His aircraft engineering credentials could not get him a job when they arrived in Vancouver on tourist visas. The sum of money they had left from selling their car was fast running out. He thanked his good friend, an ex-Airforce buddy for putting up with them for the two months, and headed as far east as they could with the pittance they had left. When they got to Edmonton, they decided it was serene and far enough to be their new home. A short stint as a pizza delivery guy was followed by two years as a cook for a pool hall. Every day, he did the lunch shift from 11-3pm, and after a short break in the arvo for “errands and shit”, he would get back to the joint for the 7pm-2am shift. That lasted two years before his manager, “a good bloke,” got arrested for drugs. “The pharquer,” he said after a long contemplative pause. There is an ancient Chinese saying: “Don’t pull the tiger’s whiskers,” but Blue Eyes wasn’t aware of it then. The next manager wasn’t so kind and didn’t appreciate his easy-going style, so Blue Eyes ripped off his apron and left. His timing was perfect. His HDB flat in Singapore had finally sold leaving them with some chump change (North American slang for loose change). The clear option for them to stay on permanently in Canada was to start a small business and hire some locals. His mother-in-law stepped in with a loan and with his chump change, it was enough for him to become a bona fide owner of a video rental store. Those VHS days were big money churners but there is an old saying that “money does not grow on trees”. He worked 12-15 hour days, 7 days a week for about 6 years. His bank manager saw fit to offer them generous loans so they could buy themselves a new house, a couple of rental properties near the university and two other video rental outlets in outer suburbs. They also opened a printing store called Campus Copy next to the university to cater to the students’ stationery and printing needs. It felt like they were printing money during those good times.

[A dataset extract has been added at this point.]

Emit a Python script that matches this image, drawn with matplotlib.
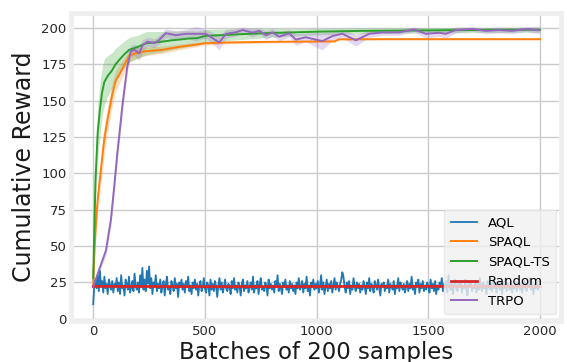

Alas, I must also share another old Chinese saying: fu wu chong zhi, huo bu dan xing “Blessings come along alone; troubles often come together.” Their video rental business got hit by disruption innovations in the late 1990’s, the DVD and a few years later, online streaming. Did any of us expect a thin round disc could destroy a major global industry? His stores were finally brought to their knees in 2008 when the Global Financial Crisis hit.
Blue Eyes and his Mrs got out their motorcycles and wiped off the thick layer of dust that had caked onto the leather seats. He meticulously serviced those beasts of the road before bringing them to life again. Now, I could take the time to describe how he carefully serviced every moving part of his motorcycles and how he replaced the engine oil with the best quality golden colour oil, or describe the amazing sceneries of the Canadian outback or fill you with details about the bone-shattering cold that comes with a white winter or how silence enfolded them once the stars studded the black sky above the plains, but I am not writing a novel. So, I will skip the thrill of a rare sighting of bald-headed eagles in the Yukon or the suspected sighting of the Eastern Elk – extant or extinct, out Woop Woop somewhere, or the bodacious ride even when the wind sock warned them of 180kph headwinds that would knock their boots off. Indeed, the couple were both airborne, blown off the road by a vicious tempest and landed on the other side of the road where an oncoming 4WD narrowly missed making meat patties out of them. After many days of riding somewhat aimlessly without a schedule, they felt released from life’s unyielding treadmill. Blue Eyes woke up one morning and said to his Mrs, “We have cars and motorcycles, yet we still walk to our bed.” They hugged each other tightly, and then both broke out in laughter. That moment of enlightenment has become the bedrock of their lives. Freed by the knowledge of the futility of possessing and accumulating many things we think are necessary when our needs are actually simple and few.
I haven’t yet retired from my business in which I have been at the helm for over 30 years. “It is time to pass the baton to your son,” Wilson, a good friend, said this week. It’s time to smell the roses, watch the durians drop, catch a free bus, varnish the timber doors, rest or do nothing. Read a book. Write a book. Trim the roses. A myriad things to do that await me as the sun in my life starts to set. That got me thinking about leaving my own “hamster wheel”. How does a hamster feel without its wheel? Does it die prematurely? I am still in my business not because I am a necessary cog. I am here because I am like a hamster who is afraid to be without its wheel.There can be no doubt that anyone is replaceable. What will become of me when I am “not required” anymore? If I peer into the mirror long enough, I would admit that I have been “surplus to requirements” many years ago. Will those around me treat me with irreverence as my relevance becomes questionable? Will I be made to feel like a waste of a bowl of rice? “Of course not!” I hear The Mrs shout. “Ba, don’t be silly!” my adult sons will chide me. Last Sunday, I lit a joss for Pa. He has been gone for 14 years already. I cried almost daily, mourning his passing for the first 2 years. After that, I cried for him during times when I was emotionally fragile. But, I have not shed a tear for Pa after his 10th anniversary. When I was a little boy, he was the air that I breathed, the water that nourished me, the meaning of my life. When I grew up and became a father myself, Pa was the rock that my foundation was founded on, the sage who I would go to for advice. He was the one who laid the stepping stones to secure a safe nest for my family, He was always relevant and I remain reverent. The next generation won’t be the same, I can’t expect. They tell me to be stoic. Be practical. Don’t be emotional. Don’t be foolish. Soon I will be irrelevant. Will they be reverent?
“Does it matter?” Blue Eyes asked. We ought to live for ourselves, not vicariously through others. “Be brave to live the life of your dreams. Don’t worry, you over-think.” “What’s your advice, Blue Eyes?” I asked. He came up with a beauty.
“Live! Be carefree!”
There is always more room in your life to ‘pharque’ more shit up!Richard Lim
I am much soothed by a great line I read from the Water Margin (Sui Huchuan), 四海一家 , “Within the four seas, all men are brothers.” I will find some relevance there.